Climate change will affect each stage of the forestry supply chain, with impacts cascading to other stages. Forest nurseries and establishment will be affected through changes to seed production and viability, and the survival of young trees, which are vulnerable to drought, flooding, wind, and wildfire. Climate change may affect the timing of forest operations, such as planting, thinning, or harvesting. Forest transport may be disrupted by extreme heat, storms, and flooding. Changes in growth, quality, and tree species will affect the availability of harvested wood products, and in turn wood processing. The effects of adaptation actions in response to risks at each stage will also affect the supply chain, for example species diversification or moving to alternative management systems.
Management for carbon sequestration and registration through certified schemes such as the Woodland Carbon Code can provide income for forest management. The Woodland Carbon Code (WCC) is the quality assurance standard for woodland creation projects in the UK and generates independently verified carbon units. This scheme involves selling the rights to the carbon captured by certified woodlands to investors, typically those who wish to compensate for emissions.

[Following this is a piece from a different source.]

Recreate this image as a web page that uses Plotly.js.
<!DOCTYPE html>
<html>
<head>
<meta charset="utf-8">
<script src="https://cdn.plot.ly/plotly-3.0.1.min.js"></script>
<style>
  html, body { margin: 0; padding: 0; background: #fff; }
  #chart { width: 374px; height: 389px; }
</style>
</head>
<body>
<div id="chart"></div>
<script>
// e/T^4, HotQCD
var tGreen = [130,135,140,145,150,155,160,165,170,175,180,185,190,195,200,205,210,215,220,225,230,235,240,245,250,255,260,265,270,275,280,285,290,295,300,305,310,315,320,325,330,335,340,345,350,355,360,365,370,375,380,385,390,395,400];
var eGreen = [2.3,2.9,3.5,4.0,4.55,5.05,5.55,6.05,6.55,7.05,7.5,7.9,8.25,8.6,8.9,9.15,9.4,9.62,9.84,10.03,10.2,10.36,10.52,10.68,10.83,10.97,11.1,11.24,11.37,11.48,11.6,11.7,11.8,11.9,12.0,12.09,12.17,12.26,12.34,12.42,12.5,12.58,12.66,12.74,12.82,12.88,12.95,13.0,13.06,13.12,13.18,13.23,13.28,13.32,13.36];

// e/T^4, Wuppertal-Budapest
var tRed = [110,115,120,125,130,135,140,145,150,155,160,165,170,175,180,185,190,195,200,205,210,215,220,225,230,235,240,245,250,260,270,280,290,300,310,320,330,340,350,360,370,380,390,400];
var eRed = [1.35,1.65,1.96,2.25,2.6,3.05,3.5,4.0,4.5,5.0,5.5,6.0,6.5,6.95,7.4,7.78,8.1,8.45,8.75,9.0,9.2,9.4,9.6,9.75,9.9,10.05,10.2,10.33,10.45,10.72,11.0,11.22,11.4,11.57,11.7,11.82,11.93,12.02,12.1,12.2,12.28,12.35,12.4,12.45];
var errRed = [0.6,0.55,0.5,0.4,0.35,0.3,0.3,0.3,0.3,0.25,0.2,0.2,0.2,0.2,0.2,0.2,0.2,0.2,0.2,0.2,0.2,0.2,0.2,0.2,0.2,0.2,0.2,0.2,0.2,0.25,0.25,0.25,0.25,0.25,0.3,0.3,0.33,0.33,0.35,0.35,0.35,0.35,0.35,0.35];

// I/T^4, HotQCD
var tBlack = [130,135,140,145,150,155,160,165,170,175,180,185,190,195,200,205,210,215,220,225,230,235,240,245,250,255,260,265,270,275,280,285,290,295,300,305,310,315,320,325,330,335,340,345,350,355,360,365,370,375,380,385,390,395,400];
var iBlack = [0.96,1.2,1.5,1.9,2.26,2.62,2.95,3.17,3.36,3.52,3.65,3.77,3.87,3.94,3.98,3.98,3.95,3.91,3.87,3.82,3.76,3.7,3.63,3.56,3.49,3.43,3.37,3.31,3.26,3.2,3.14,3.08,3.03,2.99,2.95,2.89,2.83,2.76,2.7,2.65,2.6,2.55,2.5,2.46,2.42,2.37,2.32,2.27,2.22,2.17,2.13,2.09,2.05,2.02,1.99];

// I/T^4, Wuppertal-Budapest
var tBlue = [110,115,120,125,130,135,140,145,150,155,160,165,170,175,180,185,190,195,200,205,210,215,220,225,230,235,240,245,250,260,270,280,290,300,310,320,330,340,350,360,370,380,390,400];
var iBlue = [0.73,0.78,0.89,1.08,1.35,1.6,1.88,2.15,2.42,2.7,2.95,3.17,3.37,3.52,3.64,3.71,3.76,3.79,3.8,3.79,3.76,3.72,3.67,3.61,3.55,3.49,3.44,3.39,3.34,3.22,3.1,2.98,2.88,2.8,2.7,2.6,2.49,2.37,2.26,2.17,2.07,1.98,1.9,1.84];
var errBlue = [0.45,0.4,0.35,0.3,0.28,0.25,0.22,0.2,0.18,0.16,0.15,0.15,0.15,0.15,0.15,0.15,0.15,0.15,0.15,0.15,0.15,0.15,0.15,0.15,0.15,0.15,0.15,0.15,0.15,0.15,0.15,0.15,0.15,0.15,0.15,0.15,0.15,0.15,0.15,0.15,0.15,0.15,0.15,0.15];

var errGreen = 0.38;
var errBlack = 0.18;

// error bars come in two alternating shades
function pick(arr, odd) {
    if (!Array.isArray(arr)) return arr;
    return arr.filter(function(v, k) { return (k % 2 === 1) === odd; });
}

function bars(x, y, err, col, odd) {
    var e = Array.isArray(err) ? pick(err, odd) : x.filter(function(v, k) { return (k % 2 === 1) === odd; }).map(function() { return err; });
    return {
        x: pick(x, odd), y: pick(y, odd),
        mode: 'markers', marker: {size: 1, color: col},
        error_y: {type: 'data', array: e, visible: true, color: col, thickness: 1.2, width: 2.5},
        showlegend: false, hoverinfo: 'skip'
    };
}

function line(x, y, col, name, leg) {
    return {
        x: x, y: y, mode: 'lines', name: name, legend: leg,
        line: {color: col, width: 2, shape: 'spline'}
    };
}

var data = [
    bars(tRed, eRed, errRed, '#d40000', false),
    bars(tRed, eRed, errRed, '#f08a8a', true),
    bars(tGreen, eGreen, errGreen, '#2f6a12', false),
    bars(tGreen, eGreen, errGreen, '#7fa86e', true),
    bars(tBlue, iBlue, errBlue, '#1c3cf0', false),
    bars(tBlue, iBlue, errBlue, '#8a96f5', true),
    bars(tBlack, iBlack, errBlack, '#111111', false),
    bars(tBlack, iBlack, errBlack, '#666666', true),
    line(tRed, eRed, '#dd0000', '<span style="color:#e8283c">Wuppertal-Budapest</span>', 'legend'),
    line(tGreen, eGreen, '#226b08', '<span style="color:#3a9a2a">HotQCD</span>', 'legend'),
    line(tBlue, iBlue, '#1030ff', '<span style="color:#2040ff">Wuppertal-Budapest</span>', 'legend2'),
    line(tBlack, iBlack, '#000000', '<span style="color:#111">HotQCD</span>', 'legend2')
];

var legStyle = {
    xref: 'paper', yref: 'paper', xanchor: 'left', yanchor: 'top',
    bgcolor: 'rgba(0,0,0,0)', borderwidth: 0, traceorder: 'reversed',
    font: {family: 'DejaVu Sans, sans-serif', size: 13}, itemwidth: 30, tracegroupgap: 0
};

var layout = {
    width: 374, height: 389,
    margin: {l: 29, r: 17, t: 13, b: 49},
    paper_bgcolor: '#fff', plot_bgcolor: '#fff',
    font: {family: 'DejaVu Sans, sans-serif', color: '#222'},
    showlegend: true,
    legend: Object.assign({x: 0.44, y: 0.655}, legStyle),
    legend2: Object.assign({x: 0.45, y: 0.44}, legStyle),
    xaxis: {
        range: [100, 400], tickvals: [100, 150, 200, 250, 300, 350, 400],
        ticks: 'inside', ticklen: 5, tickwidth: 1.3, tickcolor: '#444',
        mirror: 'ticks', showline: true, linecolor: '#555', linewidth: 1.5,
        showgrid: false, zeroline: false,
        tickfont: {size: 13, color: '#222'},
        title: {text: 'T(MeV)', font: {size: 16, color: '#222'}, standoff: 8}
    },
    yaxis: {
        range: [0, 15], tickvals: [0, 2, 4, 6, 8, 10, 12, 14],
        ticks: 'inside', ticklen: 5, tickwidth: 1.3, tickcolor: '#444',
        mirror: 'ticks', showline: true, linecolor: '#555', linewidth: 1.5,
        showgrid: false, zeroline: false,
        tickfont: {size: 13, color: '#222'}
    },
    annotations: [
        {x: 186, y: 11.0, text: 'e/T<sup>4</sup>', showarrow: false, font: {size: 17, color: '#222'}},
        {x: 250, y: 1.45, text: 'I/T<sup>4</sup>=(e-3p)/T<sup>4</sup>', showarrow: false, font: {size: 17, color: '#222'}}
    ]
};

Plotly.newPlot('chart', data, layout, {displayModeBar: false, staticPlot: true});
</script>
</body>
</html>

Adaptation to climate change is more than identifying alternative tree species. There is a wide range of possible measures that may be necessary to adapt current stands to future changes and to specific risks. For example, choice of planting material (different provenances and species; improved stock from breeding or selection programmes), alternative thinning regimes, restructuring, transitioning to a continuous cover system, management of vegetation for wildfire, increased monitoring, and contingency planning.
It is important to identify windows of opportunity to undertake adaptation interventions, such as to coincide with stand thinning or replanting. Measures should be implemented sooner rather than later, due to the timescales involved and long forest rotations.
Climate change will affect different sites and stands differently. Assessing the site-specific risks and interactions between multiple risks is essential, by refining projections to the stand level and integrating local expertise e.g. knowledge of frost pockets, or areas prone to flooding
The Ecological Site Classification (ESC) decision support tool can support decision making by assessing the current and future suitability of tree species for a forest site. Information about alternative species and management systems, are available, as is guidance for managing specific risks.